The latest e-mails uncovered, though, prove that scientists recognized that Yucca's geology could never meet that standard. One scientist wrote in a 1997 e-mail: "The answer is clearer than ever. Engineering has to do the job." Another e-mail that year from one scientist to another said, "I know you are trying to dodge the geologic disposal problem ... but the simple fact is that the only purpose of the natural system now is to provide a benign environment for the engineering." These, and other e-mails, show that it was clearly understood that Yucca's own geology cannot protect against radiation leaks. Man-made protections were going to have to be engineered.

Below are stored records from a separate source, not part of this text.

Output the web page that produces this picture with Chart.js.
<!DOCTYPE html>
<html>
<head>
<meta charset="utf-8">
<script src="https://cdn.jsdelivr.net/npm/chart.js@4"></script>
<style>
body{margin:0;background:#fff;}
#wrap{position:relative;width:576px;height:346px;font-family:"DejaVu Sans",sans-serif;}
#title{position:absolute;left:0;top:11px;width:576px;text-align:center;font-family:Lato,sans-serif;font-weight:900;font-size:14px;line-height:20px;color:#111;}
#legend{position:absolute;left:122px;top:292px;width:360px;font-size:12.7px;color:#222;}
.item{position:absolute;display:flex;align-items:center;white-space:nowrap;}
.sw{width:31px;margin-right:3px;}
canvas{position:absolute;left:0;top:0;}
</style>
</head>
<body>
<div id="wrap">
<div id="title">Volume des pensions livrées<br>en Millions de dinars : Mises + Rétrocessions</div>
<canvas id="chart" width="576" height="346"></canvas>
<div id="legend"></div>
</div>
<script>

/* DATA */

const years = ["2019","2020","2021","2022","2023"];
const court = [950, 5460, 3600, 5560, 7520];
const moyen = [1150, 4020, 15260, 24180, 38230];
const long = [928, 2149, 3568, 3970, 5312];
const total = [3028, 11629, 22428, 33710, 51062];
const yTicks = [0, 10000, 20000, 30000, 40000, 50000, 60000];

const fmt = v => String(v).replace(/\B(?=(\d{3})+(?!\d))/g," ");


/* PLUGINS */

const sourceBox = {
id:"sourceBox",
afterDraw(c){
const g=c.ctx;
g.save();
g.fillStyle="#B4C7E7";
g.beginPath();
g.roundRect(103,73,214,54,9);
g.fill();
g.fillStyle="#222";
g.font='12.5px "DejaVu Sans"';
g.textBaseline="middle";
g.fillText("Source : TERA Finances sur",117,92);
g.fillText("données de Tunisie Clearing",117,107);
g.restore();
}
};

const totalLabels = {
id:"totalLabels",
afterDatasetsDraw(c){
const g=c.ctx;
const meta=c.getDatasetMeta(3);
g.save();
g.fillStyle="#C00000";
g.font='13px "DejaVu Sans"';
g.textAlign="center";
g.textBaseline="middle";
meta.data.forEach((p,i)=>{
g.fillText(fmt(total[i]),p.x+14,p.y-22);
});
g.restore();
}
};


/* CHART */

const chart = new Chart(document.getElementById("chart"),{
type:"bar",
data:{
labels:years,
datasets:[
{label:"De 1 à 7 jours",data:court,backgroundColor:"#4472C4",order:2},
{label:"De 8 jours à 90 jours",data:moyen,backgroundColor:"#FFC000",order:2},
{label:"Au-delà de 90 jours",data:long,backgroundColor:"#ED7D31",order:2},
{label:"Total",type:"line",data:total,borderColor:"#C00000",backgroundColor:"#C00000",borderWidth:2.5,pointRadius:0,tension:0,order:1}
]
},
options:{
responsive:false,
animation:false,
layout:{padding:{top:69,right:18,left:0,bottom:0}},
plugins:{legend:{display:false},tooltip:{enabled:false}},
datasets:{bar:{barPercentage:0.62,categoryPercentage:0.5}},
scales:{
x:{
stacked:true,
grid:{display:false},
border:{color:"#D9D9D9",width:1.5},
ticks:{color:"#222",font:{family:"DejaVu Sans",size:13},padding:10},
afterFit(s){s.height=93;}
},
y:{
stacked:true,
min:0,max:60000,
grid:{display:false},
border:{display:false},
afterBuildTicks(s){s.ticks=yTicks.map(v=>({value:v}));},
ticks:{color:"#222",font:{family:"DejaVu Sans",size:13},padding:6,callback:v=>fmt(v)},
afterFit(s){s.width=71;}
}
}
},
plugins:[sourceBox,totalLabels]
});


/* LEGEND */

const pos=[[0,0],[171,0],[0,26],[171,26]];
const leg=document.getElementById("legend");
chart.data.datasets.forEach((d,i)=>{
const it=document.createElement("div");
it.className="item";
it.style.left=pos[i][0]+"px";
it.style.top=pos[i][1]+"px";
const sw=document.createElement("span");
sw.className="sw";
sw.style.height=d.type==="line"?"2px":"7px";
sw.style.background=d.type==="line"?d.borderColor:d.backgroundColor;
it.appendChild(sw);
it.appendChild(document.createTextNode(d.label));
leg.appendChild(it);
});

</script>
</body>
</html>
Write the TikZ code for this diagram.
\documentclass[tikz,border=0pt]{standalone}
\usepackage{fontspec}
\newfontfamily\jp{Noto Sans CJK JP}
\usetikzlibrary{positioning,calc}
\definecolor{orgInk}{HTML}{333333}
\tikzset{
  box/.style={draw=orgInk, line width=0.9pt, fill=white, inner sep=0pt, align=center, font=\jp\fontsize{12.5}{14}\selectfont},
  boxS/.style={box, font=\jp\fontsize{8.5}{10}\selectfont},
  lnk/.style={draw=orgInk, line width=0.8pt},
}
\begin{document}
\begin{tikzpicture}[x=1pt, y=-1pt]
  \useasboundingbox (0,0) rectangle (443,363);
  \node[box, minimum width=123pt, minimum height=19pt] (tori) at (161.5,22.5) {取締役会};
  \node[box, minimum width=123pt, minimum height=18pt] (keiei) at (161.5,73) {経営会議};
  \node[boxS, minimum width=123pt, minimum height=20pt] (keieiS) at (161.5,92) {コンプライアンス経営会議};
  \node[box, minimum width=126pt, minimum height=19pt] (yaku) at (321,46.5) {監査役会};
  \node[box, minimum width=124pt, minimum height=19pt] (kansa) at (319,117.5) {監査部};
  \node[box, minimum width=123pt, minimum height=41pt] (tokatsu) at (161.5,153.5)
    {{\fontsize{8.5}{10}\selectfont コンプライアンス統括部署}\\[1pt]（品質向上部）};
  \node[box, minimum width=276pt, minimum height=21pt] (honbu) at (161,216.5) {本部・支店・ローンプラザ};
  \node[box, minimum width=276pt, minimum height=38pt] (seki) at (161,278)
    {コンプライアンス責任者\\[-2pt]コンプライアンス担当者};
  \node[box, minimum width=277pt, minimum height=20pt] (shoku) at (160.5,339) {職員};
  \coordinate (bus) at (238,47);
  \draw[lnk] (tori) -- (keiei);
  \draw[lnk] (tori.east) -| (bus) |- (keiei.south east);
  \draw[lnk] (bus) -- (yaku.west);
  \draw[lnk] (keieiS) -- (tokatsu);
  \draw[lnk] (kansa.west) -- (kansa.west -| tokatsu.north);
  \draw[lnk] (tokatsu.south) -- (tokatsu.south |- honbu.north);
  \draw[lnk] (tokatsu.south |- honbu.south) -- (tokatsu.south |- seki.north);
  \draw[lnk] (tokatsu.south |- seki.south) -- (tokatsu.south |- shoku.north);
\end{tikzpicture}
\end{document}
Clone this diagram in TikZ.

About the time these e-mails were written, the Energy Department departed from the Nuclear Waste Policy Act and declared that its nuclear dump at Yucca -- just 90 miles from Las Vegas -- would be a combination of natural and man-made barriers. The whole reason Yucca Mountain was selected in 1987 as the sole site to be studied for a disposal site was because it was thought to be geologically safe. Now we're learning conclusively that it isn't.
The disclosure of these e-mails over the past two months is another compelling reason for permanently dropping the notion that high-level nuclear waste can ever be safely buried at Yucca Mountain.